Signal to Noise

Yumiko Tanaka/Ivar Grydeland Continental Crust SOFA 517 Norwegian guitarist Grydeland's brief liner note provides useful context: «This music was composed and recorded at the venue Bridge in Osaka on April 17, 2004. Bridge is located high above the ground in the middle of the amusement park called Festival Gate-right between slot machines and the big roller coaster. .we could see the roller coaster puffing by every now and then -we could also hear it, and feel it. The whole building would shake each time it puffed by, like a small earthquake.
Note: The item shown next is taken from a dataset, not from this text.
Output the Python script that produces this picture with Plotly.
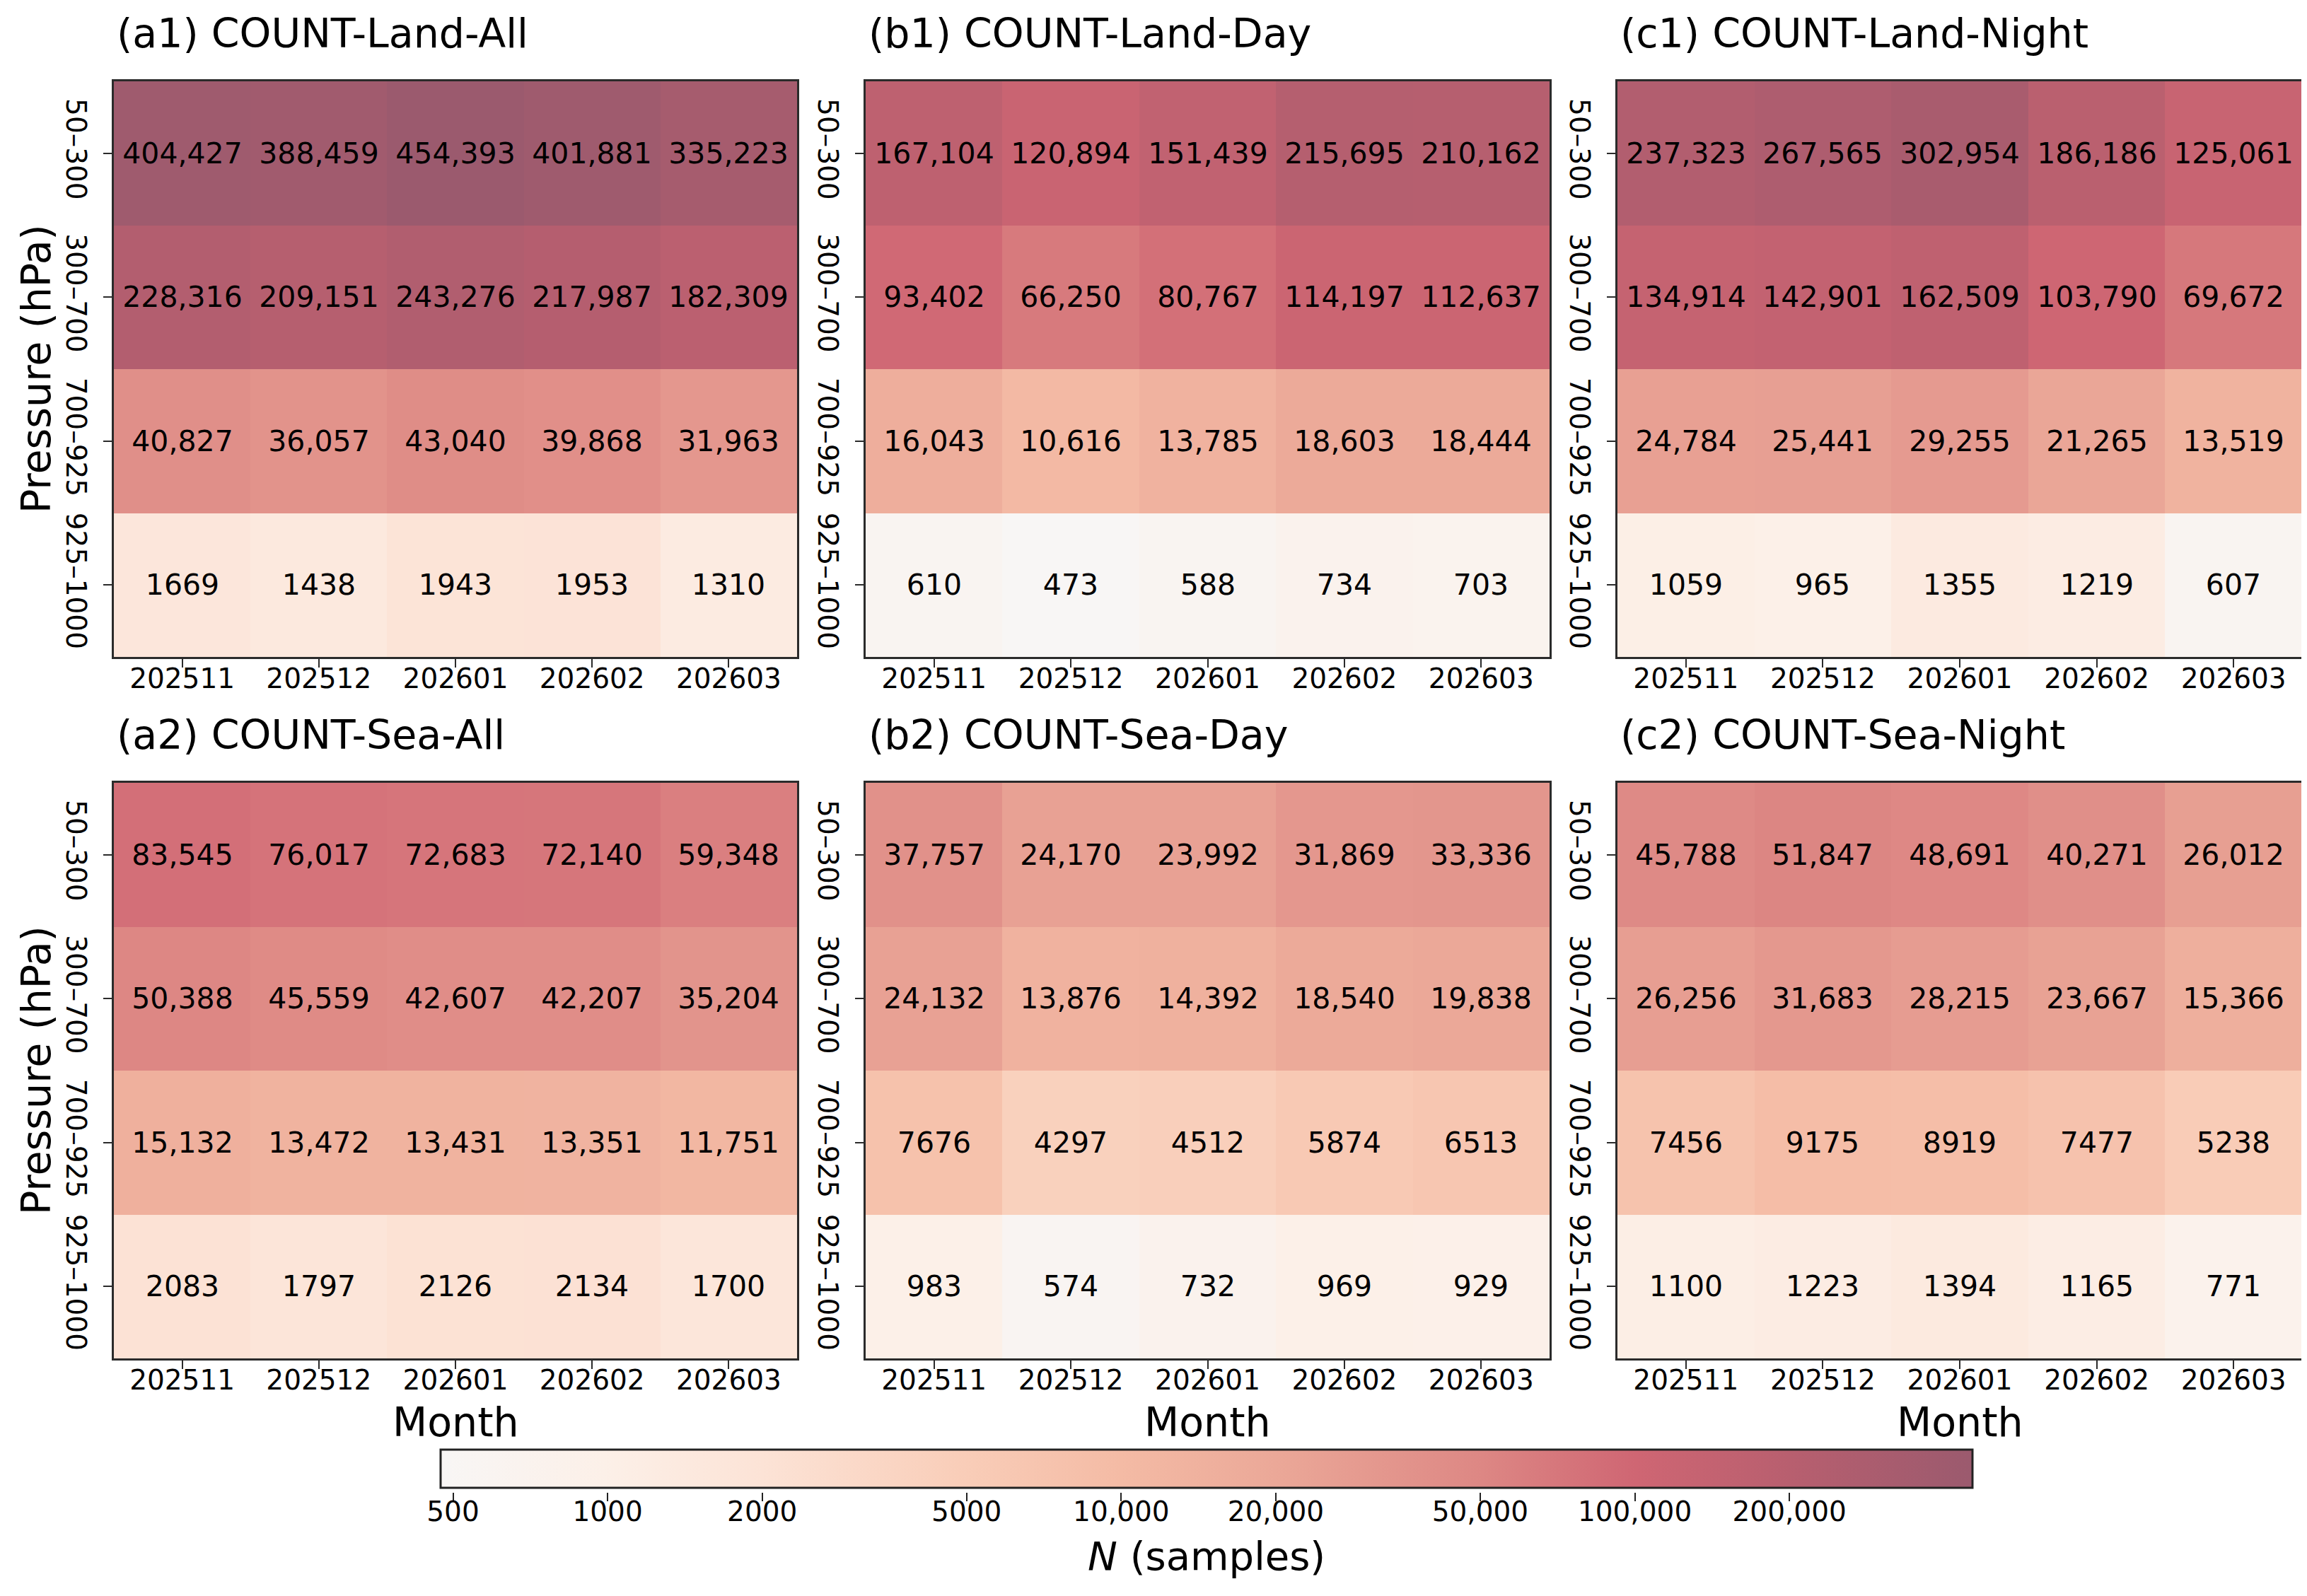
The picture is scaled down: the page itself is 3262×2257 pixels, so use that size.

Maybe this wasn't the perfect recording situation, but listening to the music now I feel it gained an identity of its own. The music on this CD somehow made me think of plate tectonics.» Grydeland on acoustic guitar and Tanaka on futizao shamisen (a small banjo-like instrument) and percussion somehow combine in these surreal circumstances to create improvisations of great intimacy and light. The instrumental voices are fundamentally small, however resonant, and the musicians take varied tacks to the space at hand, sometimes building dense overlays of rapid twanging lines, as on «Young Oceanic Crust» and elsewhere allowing isolated sounds to bend and waver as they decay, as in «Eurasian Plate from 7 Different Views.» The musicians have forged profoundly personal approaches to their instruments, to the extent that it's ironically difficult to tell them apart, whether it's a modified acoustic guitar or a shamisen that's carrying a particular line, but the difficulty is hardly problematical. This is music about submerging identity, whether in the free interaction of sound, floating high in space in an aged amusement park or diving in the oceanic imagination to the earth's shifting plates. It's music of compelling delicacy and rigor-especially striking when Tanaka plays and sings the traditional «Hidakagawa Iriaizakura» in the midst of an extended improvisation-but it feels resilient, not fragile, with a poetry all its own.